Timing and Loops: Where the Time Actually Goes
This is my favorite part. You get two timing metrics: actual time=0.042..12.517. The first number is the startup cost—the time in milliseconds to return the first row from this node. The second number is the total time to return all rows from this node. A node with a high startup cost (like a Sort) might take a while to get going, but then stream rows quickly.
Then you have loops=.... This tells you how many times this node was executed. For a top-level node in a simple query, it’s usually 1. But for nodes inside a nested loop? That’s where the fun begins.
EXPLAIN ANALYZE
SELECT u.username, p.content
FROM users u
INNER JOIN posts p ON u.id = p.user_id
WHERE u.email LIKE '%@example.com';
Imagine the plan shows a Nested Loop. The outer node (scanning users) might have (actual rows=50 loops=1). It found 50 users. For each of those 50 rows, it looped and executed the inner node (scanning posts). The inner node might show (actual rows=20 loops=50). It ran 50 times (once per user), and each time it found, on average, 20 posts. The total work done by the inner node wasn’t 20 rows; it was 50 * 20 = 1000 row fetches. This is critical for understanding the multiplicative effect of nested loops. If that inner node is a slow Index Scan, you’re going to feel those 50 loops.
The Perils of Cached Data
Here’s a classic “gotcha.” The first time you run EXPLAIN ANALYZE on a query, it has to pull data from disk. The next time you run it, the data might already be cached in memory, giving you a much faster execution time that isn’t representative of a cold start.

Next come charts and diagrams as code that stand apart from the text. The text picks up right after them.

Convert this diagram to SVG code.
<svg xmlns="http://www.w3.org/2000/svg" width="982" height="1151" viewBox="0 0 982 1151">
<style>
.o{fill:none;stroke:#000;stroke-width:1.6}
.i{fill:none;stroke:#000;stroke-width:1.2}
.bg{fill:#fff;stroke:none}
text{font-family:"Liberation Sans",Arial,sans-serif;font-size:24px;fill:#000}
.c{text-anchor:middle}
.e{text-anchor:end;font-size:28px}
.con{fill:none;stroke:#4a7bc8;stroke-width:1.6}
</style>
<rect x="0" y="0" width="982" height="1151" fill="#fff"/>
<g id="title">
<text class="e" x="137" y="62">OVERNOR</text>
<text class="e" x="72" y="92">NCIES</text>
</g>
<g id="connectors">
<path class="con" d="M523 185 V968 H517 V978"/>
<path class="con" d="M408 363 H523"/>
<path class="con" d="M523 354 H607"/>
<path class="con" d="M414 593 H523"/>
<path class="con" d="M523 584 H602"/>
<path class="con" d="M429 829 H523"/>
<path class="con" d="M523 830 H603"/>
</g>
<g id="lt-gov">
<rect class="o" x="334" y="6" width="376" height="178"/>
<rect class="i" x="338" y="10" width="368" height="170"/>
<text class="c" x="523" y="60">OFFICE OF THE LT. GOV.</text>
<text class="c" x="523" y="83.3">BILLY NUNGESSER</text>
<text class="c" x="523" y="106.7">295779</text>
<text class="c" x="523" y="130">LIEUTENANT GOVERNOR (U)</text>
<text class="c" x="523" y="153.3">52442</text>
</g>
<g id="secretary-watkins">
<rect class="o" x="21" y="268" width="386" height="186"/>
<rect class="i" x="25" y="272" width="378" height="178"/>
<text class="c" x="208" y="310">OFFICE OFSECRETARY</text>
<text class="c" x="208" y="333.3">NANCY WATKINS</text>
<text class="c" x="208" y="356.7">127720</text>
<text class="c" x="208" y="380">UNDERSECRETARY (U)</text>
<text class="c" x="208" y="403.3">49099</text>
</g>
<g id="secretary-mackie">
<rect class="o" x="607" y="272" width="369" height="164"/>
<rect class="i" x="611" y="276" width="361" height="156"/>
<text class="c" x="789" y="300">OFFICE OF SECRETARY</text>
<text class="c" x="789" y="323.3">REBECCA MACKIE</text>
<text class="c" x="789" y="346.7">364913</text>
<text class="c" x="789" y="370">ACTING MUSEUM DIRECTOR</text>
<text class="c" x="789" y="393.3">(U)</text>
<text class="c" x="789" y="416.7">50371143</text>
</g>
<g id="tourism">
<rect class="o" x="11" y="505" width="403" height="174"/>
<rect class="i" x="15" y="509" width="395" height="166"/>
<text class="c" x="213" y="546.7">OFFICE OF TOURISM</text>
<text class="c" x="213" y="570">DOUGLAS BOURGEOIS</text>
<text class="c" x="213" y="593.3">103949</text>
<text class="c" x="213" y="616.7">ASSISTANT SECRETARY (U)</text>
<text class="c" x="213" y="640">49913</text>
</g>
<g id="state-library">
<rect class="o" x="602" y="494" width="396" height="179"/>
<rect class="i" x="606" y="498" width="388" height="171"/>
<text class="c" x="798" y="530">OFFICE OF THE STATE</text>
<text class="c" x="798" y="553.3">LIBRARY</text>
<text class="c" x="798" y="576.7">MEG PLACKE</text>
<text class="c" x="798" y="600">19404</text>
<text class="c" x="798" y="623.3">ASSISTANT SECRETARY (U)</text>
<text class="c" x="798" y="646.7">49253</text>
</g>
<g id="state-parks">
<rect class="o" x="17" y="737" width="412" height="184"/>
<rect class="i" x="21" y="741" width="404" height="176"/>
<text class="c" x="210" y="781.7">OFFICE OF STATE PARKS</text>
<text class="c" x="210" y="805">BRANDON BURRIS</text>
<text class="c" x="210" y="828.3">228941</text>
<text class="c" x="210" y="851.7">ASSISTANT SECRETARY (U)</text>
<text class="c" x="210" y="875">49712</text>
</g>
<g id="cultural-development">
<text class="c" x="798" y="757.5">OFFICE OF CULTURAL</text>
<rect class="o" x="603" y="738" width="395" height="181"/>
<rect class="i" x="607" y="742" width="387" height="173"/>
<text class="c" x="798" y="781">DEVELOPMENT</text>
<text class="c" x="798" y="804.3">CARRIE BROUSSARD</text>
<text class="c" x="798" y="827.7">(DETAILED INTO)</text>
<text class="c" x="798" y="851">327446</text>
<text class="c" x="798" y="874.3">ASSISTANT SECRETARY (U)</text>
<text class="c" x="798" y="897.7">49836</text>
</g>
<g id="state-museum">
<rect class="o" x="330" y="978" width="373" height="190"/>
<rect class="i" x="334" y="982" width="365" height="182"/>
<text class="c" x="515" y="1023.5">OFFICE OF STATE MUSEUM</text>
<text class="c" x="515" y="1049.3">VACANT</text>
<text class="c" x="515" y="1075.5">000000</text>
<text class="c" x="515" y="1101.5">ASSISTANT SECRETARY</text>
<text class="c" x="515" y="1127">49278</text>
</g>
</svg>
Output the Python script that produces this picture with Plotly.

The solution? For true performance testing, you want to clear the cache between runs. But how? On a dedicated server, you can use the magnificent pg_prewarm extension to load the table into cache before your test, ensuring consistency. Or, you can just be aware of the issue and take the first run with a grain of salt. The actual rows and loops are still perfectly valid; it’s just the timing that gets skewed by caching.
A Word on Overhead
Remember, EXPLAIN ANALYZE runs the query. For a DELETE or UPDATE or a query that returns a million rows, this can take a very long time and actually change your database state. Be incredibly careful. I once accidentally nuked a small test table while demonstrating this because I forgot to wrap the DELETE in a transaction and roll it back. Don’t be me. For data-modifying queries, always do this:
BEGIN;
EXPLAIN ANALYZE DELETE FROM temp_table WHERE ...;
ROLLBACK; -- This cancels the DELETE!
The EXPLAIN ANALYZE will still show the plan and execution time as if the delete happened, but the ROLLBACK undoes it all. It’s the only safe way to satisfy your curiosity without also satisfying your desire to update your resume.